What does the story of Goldilocks and Three Bears tell us as leaders.
- Leaders have to be pioneers and be willing to explore new lands.
- Leaders have to be willing to go first and open a lot of closed doors.
- Leaders have to be willing to be learners and model that mindset for the organization.
And while Goldilocks was in search of the most comfortable, she was still willing to be uncomfortable to find it.
As leaders, we have to be willing to step out of our comfort zone and try a lot things that might not be the right fit, if we are to discover a better way of doing, being, even seeing. We have to be willing to spend time in the uncomfortable.

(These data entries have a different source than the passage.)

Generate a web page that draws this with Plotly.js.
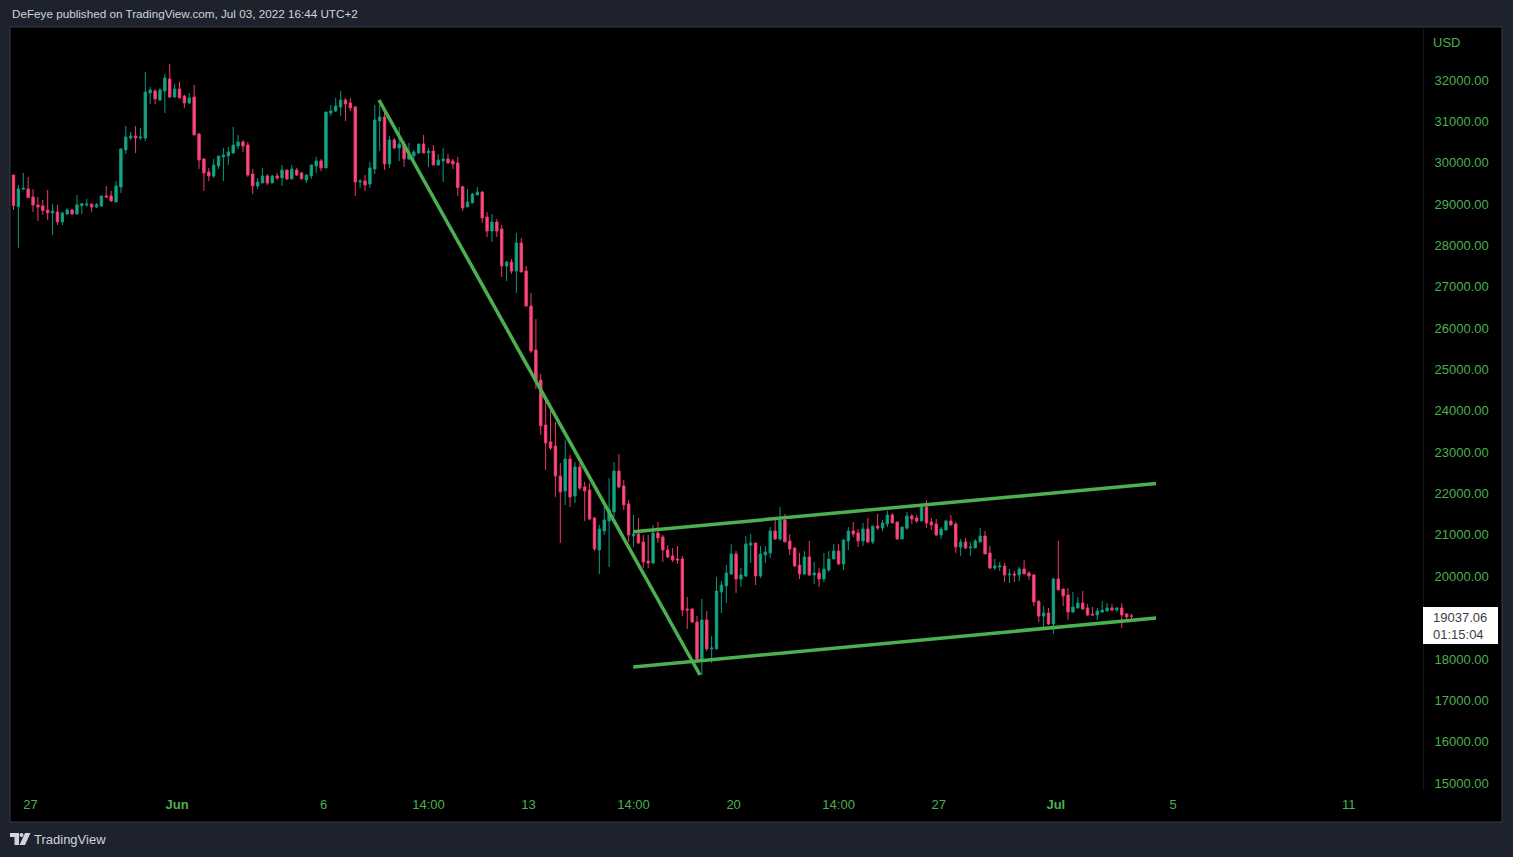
<!DOCTYPE html>
<html>
<head>
<meta charset="utf-8">
<script src="https://cdn.plot.ly/plotly-3.0.1.min.js"></script>
<style>
  html, body { margin: 0; padding: 0; background: #1e222d; }
  #chart { width: 1513px; height: 857px; }
</style>
</head>
<body>
<div id="chart"></div>
<script>
// ---------------- DATA ----------------
// BTCUSD, 4h candles (local time UTC+2), first candle May 26 10:00
const candleStart = '2022-05-26T10:00:00Z';
const candleHours = 4;

const open = [
29703,28938,29357,29365,29171,28978,28954,28857,28785,28809,28567,28760,28857,28760,28962,28978,29002,28930,28954,29196,
29196,29050,29413,30308,30598,30646,30598,30598,31686,31734,31517,31734,32025,31589,31783,31613,31444,31589,30694,30090,
29776,29679,29921,30139,30163,30235,30404,30501,30428,29727,29437,29510,29679,29510,29679,29631,29824,29607,29824,29752,
29582,29679,29921,30042,29873,31202,31250,31347,31517,31444,31347,29534,29558,29485,29848,31009,31105,29969,30549,30356,
30452,30090,30162,30235,30452,30235,30283,29945,30041,30090,30041,29993,29420,28929,29026,29219,29291,28687,28348,28566,
28397,27502,27599,27381,28058,27381,26535,25471,24746,23658,23247,23150,22425,22062,22836,21941,22642,22159,22086,21409,
20635,21095,21337,21554,22546,22183,21748,20974,21022,20829,20369,20321,21046,20950,20635,20490,20418,20418,19208,19208,
18894,18000,18943,18242,18242,19620,19765,20055,20539,19934,20007,20756,20805,20007,20515,20563,21095,20901,21361,20853,
20684,20272,20055,20466,20031,20079,19934,20152,20418,20611,20297,20853,21095,21046,20853,21143,20829,21216,21167,21264,
21482,21312,20901,21167,21458,21409,21337,21675,21312,21264,20998,21119,21337,21264,20708,20829,20684,20684,20829,20974,
20563,20200,20224,20248,20031,20055,20031,20176,20079,20031,19402,19039,19112,18846,19934,19692,19547,19136,19233,19353,
19233,19088,19063,19136,19160,19233,19184,19233,19088,19039
];
const high = [
29703,29462,29752,29655,29357,29171,29099,29341,29002,28978,28809,28905,28881,29220,29018,29123,29002,29026,29196,29437,
29317,29558,30356,30888,30743,30888,30840,32194,31831,31783,31807,32146,32387,31904,31952,31638,31686,31880,30719,30114,
29873,30090,30163,30356,30380,30864,30670,30549,30501,29848,29631,29873,29727,29703,29752,29945,29824,29945,29873,29776,
29703,29945,30139,30090,31226,31396,31565,31734,31565,31565,31371,29607,29703,30018,31396,31400,31274,30646,30597,30863,
30525,30476,30307,30452,30670,30355,30428,30210,30355,30210,30090,30138,29436,29364,29267,29412,29316,28808,28760,28639,
28494,27623,27671,28300,28179,27502,26850,26221,24891,24311,24190,23731,22739,23295,22933,22763,22739,22280,22255,21433,
21240,21748,22377,22763,22957,22328,21845,21482,21409,20998,20998,21240,21312,20998,20756,20684,20732,20490,19499,19233,
19039,19450,19160,18556,19982,19886,20272,20780,20611,20200,20974,21022,20805,20732,20732,21191,21433,21675,21506,21022,
20708,20563,20611,20853,20345,20200,20563,20611,20780,20780,20901,21191,21312,21143,21288,21409,21216,21506,21361,21578,
21530,21312,21191,21554,21506,21482,21724,21845,21409,21385,21191,21361,21482,21312,20901,20925,20829,20901,21167,21095,
20732,20418,20345,20321,20176,20127,20224,20393,20127,20055,19402,19281,19233,19958,20853,19692,19716,19620,19499,19644,
19329,19257,19233,19402,19353,19329,19257,19353,19112,19088
];
const low = [
28857,27946,29349,29155,28808,28591,28736,28615,28253,28494,28494,28736,28736,28760,28760,28930,28809,28906,28930,29147,
29050,29050,29268,30211,30550,30235,30550,30525,31420,31420,31493,31202,31565,31565,31565,31323,31420,30670,29848,29316,
29558,29631,29848,29558,29945,30211,30332,30259,29655,29244,29365,29510,29461,29510,29582,29437,29582,29607,29679,29607,
29510,29607,29752,29800,29873,31129,31226,31129,31009,31250,29195,29389,29316,29389,29727,30284,29824,29872,30331,30041,
29896,30065,30065,30211,30235,29896,29945,29920,29533,29993,29848,29195,28832,28929,29026,29219,28542,28203,28083,28203,
27236,27139,27309,26849,27357,26511,25400,24528,23416,22570,23054,21917,20805,21724,21675,21772,22086,21337,21361,20611,
20055,20998,20224,21433,22135,21603,20829,20708,20781,20200,20200,20297,20805,20345,20442,20345,20297,19039,18725,18870,
17951,17613,18193,17903,18242,19112,19354,20031,19596,19741,19982,20321,19789,19958,20321,20442,20877,20853,20829,20514,
20224,19934,20031,20007,19813,19741,19862,20104,20418,20273,20152,20635,20950,20708,20732,20805,20780,21119,21095,21191,
21288,20877,20901,21119,21264,21288,21337,21167,21119,20974,20901,21119,21240,20563,20490,20659,20490,20684,20829,20539,
20176,20152,20127,19861,19837,19861,19886,20055,19910,19281,18894,18773,18822,18604,19668,19281,18943,19112,19233,19184,
19039,19063,18943,19112,19160,19160,19136,18749,18919,18919
];
const close = [
28962,29365,29380,29155,28978,28930,28841,28785,28833,28567,28785,28857,28760,28978,29010,29002,28930,28986,29196,29171,
29075,29437,30332,30622,30646,30598,30622,31710,31759,31541,31759,32049,31589,31783,31565,31444,31565,30670,30066,29752,
29679,29945,30163,30187,30259,30428,30501,30404,29703,29437,29534,29679,29510,29679,29631,29824,29607,29848,29703,29607,
29703,29945,30042,29873,31226,31250,31371,31517,31420,31323,29534,29558,29461,29873,31033,31105,29969,30549,30356,30452,
30090,30186,30259,30452,30235,30283,29945,30065,30090,29993,29969,29396,28905,29050,29243,29291,28663,28348,28566,28348,
27502,27599,27381,28058,27357,26535,25447,24746,23634,23223,23102,22425,22038,22836,21917,22642,22135,22062,21385,20659,
21143,21361,21603,22546,22159,21724,20998,21022,20805,20345,20321,21046,20925,20635,20466,20394,20394,19184,19184,18894,
18000,18943,18242,18266,19644,19789,20079,20539,19934,20031,20780,20805,20007,20539,20587,21095,20901,21361,20829,20660,
20248,20055,20466,20031,20079,19934,20176,20418,20611,20297,20877,21095,21022,20853,21143,20829,21216,21167,21288,21482,
21288,20901,21191,21458,21385,21337,21675,21288,21240,20998,21143,21337,21240,20708,20829,20684,20708,20853,20974,20539,
20200,20248,20248,20031,20055,20031,20176,20055,20007,19378,19039,19112,18846,19934,19668,19523,19136,19257,19353,19208,
19063,19063,19160,19184,19233,19184,19233,19063,19015,19037
];

// Drawn trend lines (time, price)
const downTrendX = ['2022-06-07 21:27', '2022-06-18 20:28'];
const downTrendY = [31516, 17613];
const channelTopX = ['2022-06-16 13:49', '2022-07-04 10:05'];
const channelTopY = [21078, 22243];
const channelBottomX = ['2022-06-16 13:49', '2022-07-04 10:05'];
const channelBottomY = [17806, 18991];

// Axis ticks
const xTickVals = ['2022-05-27', '2022-06-01', '2022-06-06', '2022-06-09 14:00', '2022-06-13', '2022-06-16 14:00',
                   '2022-06-20', '2022-06-23 14:00', '2022-06-27', '2022-07-01', '2022-07-05', '2022-07-11'];
const xTickText = ['27', '<b>Jun</b>', '6', '14:00', '13', '14:00', '20', '14:00', '27', '<b>Jul</b>', '5', '11'];
const yTickVals = [15000,16000,17000,18000,19000,20000,21000,22000,23000,24000,25000,26000,27000,28000,29000,30000,31000,32000];

const lastPrice = '19037.06';
const countdown = '01:15:04';
const headerText = 'DeFeye published on TradingView.com, Jul 03, 2022 16:44 UTC+2';

// ---------------- BUILD ----------------
function fmt(d) {
  return d.toISOString().slice(0, 16).replace('T', ' ');
}
const t0 = new Date(candleStart).getTime();
const times = open.map((_, i) => fmt(new Date(t0 + i * candleHours * 3600 * 1000)));

const W = 1513, H = 857;
const M = { l: 11, r: 90, t: 28, b: 67 };
const PW = W - M.l - M.r, PH = H - M.t - M.b;
const px = x => (x - M.l) / PW;
const py = y => (H - M.b - y) / PH;

const GREEN_TXT = '#4caf50';
const UP = '#089981', UP_FILL = '#22a77c';
const DN = '#f23670', DN_FILL = '#f7527c';

const traces = [
  {
    type: 'candlestick',
    x: times, open: open, high: high, low: low, close: close,
    increasing: { line: { color: UP, width: 1 }, fillcolor: UP_FILL },
    decreasing: { line: { color: DN, width: 1 }, fillcolor: DN_FILL },
    whiskerwidth: 0,
    hoverinfo: 'skip',
    showlegend: false
  },
  { type: 'scatter', mode: 'lines', x: downTrendX, y: downTrendY,
    line: { color: '#4caf50', width: 3.5 }, hoverinfo: 'skip', showlegend: false },
  { type: 'scatter', mode: 'lines', x: channelTopX, y: channelTopY,
    line: { color: '#4caf50', width: 3.5 }, hoverinfo: 'skip', showlegend: false },
  { type: 'scatter', mode: 'lines', x: channelBottomX, y: channelBottomY,
    line: { color: '#4caf50', width: 3.5 }, hoverinfo: 'skip', showlegend: false }
];

// logo path (pixel coords -> paper)
function pathPx(pts) {
  return 'M' + pts.map(p => px(p[0]).toFixed(5) + ',' + py(p[1]).toFixed(5)).join(' L') + ' Z';
}

const layout = {
  width: W, height: H,
  margin: M,
  paper_bgcolor: '#1e222d',
  plot_bgcolor: '#000000',
  font: { family: 'Liberation Sans, Arial, sans-serif', size: 13, color: GREEN_TXT },
  showlegend: false,
  hovermode: false,
  xaxis: {
    type: 'date',
    range: ['2022-05-26 07:57', '2022-07-13 12:49'],
    rangeslider: { visible: false },
    showgrid: false, zeroline: false, showline: false,
    tickmode: 'array', tickvals: xTickVals, ticktext: xTickText,
    ticks: '', ticklabelstandoff: 5,
    tickfont: { size: 13, color: GREEN_TXT }
  },
  yaxis: {
    side: 'right',
    range: [14832, 33257],
    showgrid: false, zeroline: false,
    showline: true, linecolor: '#14161b', linewidth: 1,
    tickmode: 'array', tickvals: yTickVals, tickformat: '.2f',
    ticks: '', ticklabelstandoff: 8,
    tickfont: { size: 13, color: GREEN_TXT }
  },
  shapes: [
    { type: 'rect', xref: 'paper', yref: 'paper', layer: 'below',
      x0: px(10), x1: px(1502), y0: py(822), y1: py(27),
      fillcolor: '#000000', line: { color: '#363a45', width: 1 } },
    // last price box
    { type: 'rect', xref: 'paper', yref: 'paper', layer: 'above',
      x0: px(1423), x1: px(1498), y0: py(644), y1: py(607),
      fillcolor: '#ffffff', line: { width: 0 } },
    // TradingView logo
    { type: 'path', xref: 'paper', yref: 'paper', layer: 'above',
      path: pathPx([[10, 833], [19, 833], [19, 845], [14.5, 845], [14.5, 837], [10, 837]]),
      fillcolor: '#d1d4dc', line: { width: 0 } },
    { type: 'circle', xref: 'paper', yref: 'paper', layer: 'above',
      x0: px(19.5), x1: px(23.5), y0: py(837), y1: py(833),
      fillcolor: '#d1d4dc', line: { width: 0 } },
    { type: 'path', xref: 'paper', yref: 'paper', layer: 'above',
      path: pathPx([[25, 833], [30.5, 833], [25, 845], [19.5, 845]]),
      fillcolor: '#d1d4dc', line: { width: 0 } }
  ],
  annotations: [
    { xref: 'paper', yref: 'paper', x: px(10), y: py(14), xanchor: 'left', yanchor: 'middle',
      text: headerText, showarrow: false,
      font: { size: 11.7, color: '#d1d4dc', family: 'Liberation Sans, Arial, sans-serif' } },
    { xref: 'paper', yref: 'paper', x: px(1431), y: py(42), xanchor: 'left', yanchor: 'middle',
      text: 'USD', showarrow: false, font: { size: 13, color: GREEN_TXT } },
    { xref: 'paper', yref: 'paper', x: px(1431), y: py(617.5), xanchor: 'left', yanchor: 'middle',
      text: lastPrice, showarrow: false, font: { size: 13, color: '#3a3e48' } },
    { xref: 'paper', yref: 'paper', x: px(1431), y: py(634), xanchor: 'left', yanchor: 'middle',
      text: countdown, showarrow: false, font: { size: 13, color: '#3a3e48' } },
    { xref: 'paper', yref: 'paper', x: px(32), y: py(839), xanchor: 'left', yanchor: 'middle',
      text: 'TradingView', showarrow: false,
      font: { size: 13, color: '#d1d4dc', family: 'Liberation Sans, Arial, sans-serif' } }
  ]
};

Plotly.newPlot('chart', traces, layout, { displayModeBar: false, staticPlot: true });
</script>
</body>
</html>
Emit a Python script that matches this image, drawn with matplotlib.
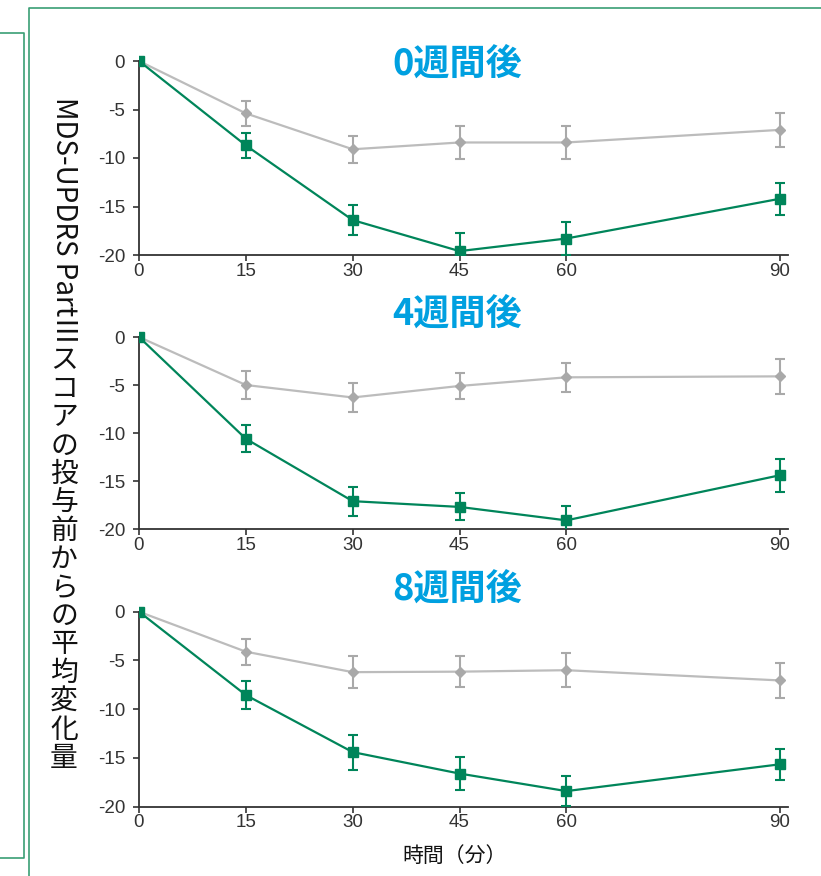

If we are going to get to better.
Couldn’t agree with point 3 more. Leaders must lead by being in and amongst their staff, learning together. There certainly comes a time and place where leaders must make important decisions, but these decisions are made through careful consideration and by truly listening to those around them. Yes, take that walk in the woods, step through the door to discover and learn what is best for their organization but most importantly model a growth mindset that sets the stage for others to realize their greatness.
Yes, lead from the front, don’t push from behind. Let people see us do it before we direct it, whatever “it” is. In our school district there has been a attention on collaboration and inquiry: our superintendent (@Patrick_Bocking) revamped the District’s professional development regime so all staff could collaborate in (teacher, SETA, admin., or mixed) inquiry groups and then he gave time and precious financial resources to support people’s plans. The model wasn’t designed to promote “quick fixes,” but rather imagined inquiries that would last many months. Folks are now seeing and experiencing this model for themselves and it has become more common to see employed in the classrooms of our schools. Let’s remember that leadership occurs at all levels in our system. Perhaps the biggest measure of our success as adults is when we see it occur at the student level.